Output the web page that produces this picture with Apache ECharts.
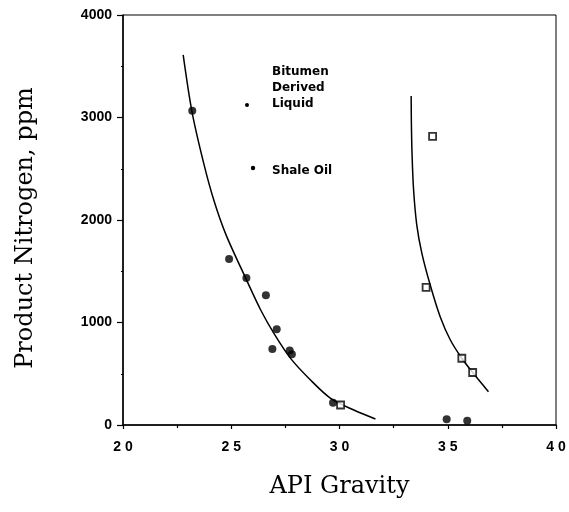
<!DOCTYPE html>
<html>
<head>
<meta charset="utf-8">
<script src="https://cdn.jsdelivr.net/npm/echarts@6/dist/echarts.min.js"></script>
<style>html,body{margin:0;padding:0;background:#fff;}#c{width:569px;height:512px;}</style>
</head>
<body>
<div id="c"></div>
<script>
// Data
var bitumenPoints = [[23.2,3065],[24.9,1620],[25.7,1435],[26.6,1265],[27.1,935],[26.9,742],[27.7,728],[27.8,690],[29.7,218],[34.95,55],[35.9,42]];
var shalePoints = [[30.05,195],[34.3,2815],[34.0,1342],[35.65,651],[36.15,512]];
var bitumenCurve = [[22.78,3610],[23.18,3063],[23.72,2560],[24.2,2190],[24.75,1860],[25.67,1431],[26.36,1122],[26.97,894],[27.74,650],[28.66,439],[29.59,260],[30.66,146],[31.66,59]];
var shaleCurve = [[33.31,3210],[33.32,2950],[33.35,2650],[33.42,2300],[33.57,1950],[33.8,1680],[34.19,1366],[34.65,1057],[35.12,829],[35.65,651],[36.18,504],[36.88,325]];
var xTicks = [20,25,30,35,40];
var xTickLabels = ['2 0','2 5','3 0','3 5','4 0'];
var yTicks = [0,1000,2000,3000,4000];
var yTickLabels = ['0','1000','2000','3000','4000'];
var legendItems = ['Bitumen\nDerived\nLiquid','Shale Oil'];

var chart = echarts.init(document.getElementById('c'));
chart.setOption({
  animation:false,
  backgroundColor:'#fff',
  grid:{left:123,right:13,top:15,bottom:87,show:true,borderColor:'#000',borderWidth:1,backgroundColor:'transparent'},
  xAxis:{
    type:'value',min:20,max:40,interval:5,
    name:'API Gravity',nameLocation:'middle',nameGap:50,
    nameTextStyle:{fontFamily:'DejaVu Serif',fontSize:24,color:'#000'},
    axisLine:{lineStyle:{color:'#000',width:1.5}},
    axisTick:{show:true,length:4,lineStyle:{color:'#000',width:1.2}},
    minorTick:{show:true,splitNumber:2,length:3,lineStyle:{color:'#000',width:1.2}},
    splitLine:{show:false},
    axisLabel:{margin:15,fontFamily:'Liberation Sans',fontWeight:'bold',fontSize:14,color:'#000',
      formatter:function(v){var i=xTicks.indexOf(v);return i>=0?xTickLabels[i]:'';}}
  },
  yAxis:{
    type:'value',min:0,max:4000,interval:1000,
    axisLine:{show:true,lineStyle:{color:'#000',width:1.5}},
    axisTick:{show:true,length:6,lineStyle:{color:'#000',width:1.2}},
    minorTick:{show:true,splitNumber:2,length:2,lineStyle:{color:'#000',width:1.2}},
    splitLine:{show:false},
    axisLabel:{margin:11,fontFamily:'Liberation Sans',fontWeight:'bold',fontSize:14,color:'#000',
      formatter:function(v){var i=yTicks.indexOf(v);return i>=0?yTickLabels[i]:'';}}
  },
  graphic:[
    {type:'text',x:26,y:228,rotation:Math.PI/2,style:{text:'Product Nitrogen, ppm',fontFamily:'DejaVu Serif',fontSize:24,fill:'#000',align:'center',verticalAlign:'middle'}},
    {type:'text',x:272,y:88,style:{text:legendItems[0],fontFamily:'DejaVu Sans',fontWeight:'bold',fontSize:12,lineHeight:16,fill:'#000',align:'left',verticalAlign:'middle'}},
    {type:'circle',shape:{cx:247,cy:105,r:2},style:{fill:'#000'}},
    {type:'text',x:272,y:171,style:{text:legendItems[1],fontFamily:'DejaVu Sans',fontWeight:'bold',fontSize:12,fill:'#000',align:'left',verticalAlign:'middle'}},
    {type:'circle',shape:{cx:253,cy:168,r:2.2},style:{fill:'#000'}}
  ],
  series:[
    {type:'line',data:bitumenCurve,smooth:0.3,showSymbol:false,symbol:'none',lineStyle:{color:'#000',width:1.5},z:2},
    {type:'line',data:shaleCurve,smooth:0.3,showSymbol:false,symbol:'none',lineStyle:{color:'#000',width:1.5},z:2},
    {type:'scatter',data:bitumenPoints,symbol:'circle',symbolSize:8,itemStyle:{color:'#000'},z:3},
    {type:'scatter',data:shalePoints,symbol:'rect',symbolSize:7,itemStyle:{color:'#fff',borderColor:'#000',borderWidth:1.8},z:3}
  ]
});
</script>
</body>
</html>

○ ○ ○ ○ ○ ○ ○

# TASK
Give the data again exactly as written, with all pictures left out.

# SOLVED PROBLEM
Output the web page that produces this picture with Apache ECharts.
<!DOCTYPE html>
<html>
<head>
<meta charset="utf-8">
<script src="https://cdn.jsdelivr.net/npm/echarts@6/dist/echarts.min.js"></script>
<style>html,body{margin:0;padding:0;background:#fff;}#c{width:569px;height:512px;}</style>
</head>
<body>
<div id="c"></div>
<script>
// Data
var bitumenPoints = [[23.2,3065],[24.9,1620],[25.7,1435],[26.6,1265],[27.1,935],[26.9,742],[27.7,728],[27.8,690],[29.7,218],[34.95,55],[35.9,42]];
var shalePoints = [[30.05,195],[34.3,2815],[34.0,1342],[35.65,651],[36.15,512]];
var bitumenCurve = [[22.78,3610],[23.18,3063],[23.72,2560],[24.2,2190],[24.75,1860],[25.67,1431],[26.36,1122],[26.97,894],[27.74,650],[28.66,439],[29.59,260],[30.66,146],[31.66,59]];
var shaleCurve = [[33.31,3210],[33.32,2950],[33.35,2650],[33.42,2300],[33.57,1950],[33.8,1680],[34.19,1366],[34.65,1057],[35.12,829],[35.65,651],[36.18,504],[36.88,325]];
var xTicks = [20,25,30,35,40];
var xTickLabels = ['2 0','2 5','3 0','3 5','4 0'];
var yTicks = [0,1000,2000,3000,4000];
var yTickLabels = ['0','1000','2000','3000','4000'];
var legendItems = ['Bitumen\nDerived\nLiquid','Shale Oil'];

var chart = echarts.init(document.getElementById('c'));
chart.setOption({
  animation:false,
  backgroundColor:'#fff',
  grid:{left:123,right:13,top:15,bottom:87,show:true,borderColor:'#000',borderWidth:1,backgroundColor:'transparent'},
  xAxis:{
    type:'value',min:20,max:40,interval:5,
    name:'API Gravity',nameLocation:'middle',nameGap:50,
    nameTextStyle:{fontFamily:'DejaVu Serif',fontSize:24,color:'#000'},
    axisLine:{lineStyle:{color:'#000',width:1.5}},
    axisTick:{show:true,length:4,lineStyle:{color:'#000',width:1.2}},
    minorTick:{show:true,splitNumber:2,length:3,lineStyle:{color:'#000',width:1.2}},
    splitLine:{show:false},
    axisLabel:{margin:15,fontFamily:'Liberation Sans',fontWeight:'bold',fontSize:14,color:'#000',
      formatter:function(v){var i=xTicks.indexOf(v);return i>=0?xTickLabels[i]:'';}}
  },
  yAxis:{
    type:'value',min:0,max:4000,interval:1000,
    axisLine:{show:true,lineStyle:{color:'#000',width:1.5}},
    axisTick:{show:true,length:6,lineStyle:{color:'#000',width:1.2}},
    minorTick:{show:true,splitNumber:2,length:2,lineStyle:{color:'#000',width:1.2}},
    splitLine:{show:false},
    axisLabel:{margin:11,fontFamily:'Liberation Sans',fontWeight:'bold',fontSize:14,color:'#000',
      formatter:function(v){var i=yTicks.indexOf(v);return i>=0?yTickLabels[i]:'';}}
  },
  graphic:[
    {type:'text',x:26,y:228,rotation:Math.PI/2,style:{text:'Product Nitrogen, ppm',fontFamily:'DejaVu Serif',fontSize:24,fill:'#000',align:'center',verticalAlign:'middle'}},
    {type:'text',x:272,y:88,style:{text:legendItems[0],fontFamily:'DejaVu Sans',fontWeight:'bold',fontSize:12,lineHeight:16,fill:'#000',align:'left',verticalAlign:'middle'}},
    {type:'circle',shape:{cx:247,cy:105,r:2},style:{fill:'#000'}},
    {type:'text',x:272,y:171,style:{text:legendItems[1],fontFamily:'DejaVu Sans',fontWeight:'bold',fontSize:12,fill:'#000',align:'left',verticalAlign:'middle'}},
    {type:'circle',shape:{cx:253,cy:168,r:2.2},style:{fill:'#000'}}
  ],
  series:[
    {type:'line',data:bitumenCurve,smooth:0.3,showSymbol:false,symbol:'none',lineStyle:{color:'#000',width:1.5},z:2},
    {type:'line',data:shaleCurve,smooth:0.3,showSymbol:false,symbol:'none',lineStyle:{color:'#000',width:1.5},z:2},
    {type:'scatter',data:bitumenPoints,symbol:'circle',symbolSize:8,itemStyle:{color:'#000'},z:3},
    {type:'scatter',data:shalePoints,symbol:'rect',symbolSize:7,itemStyle:{color:'#fff',borderColor:'#000',borderWidth:1.8},z:3}
  ]
});
</script>
</body>
</html>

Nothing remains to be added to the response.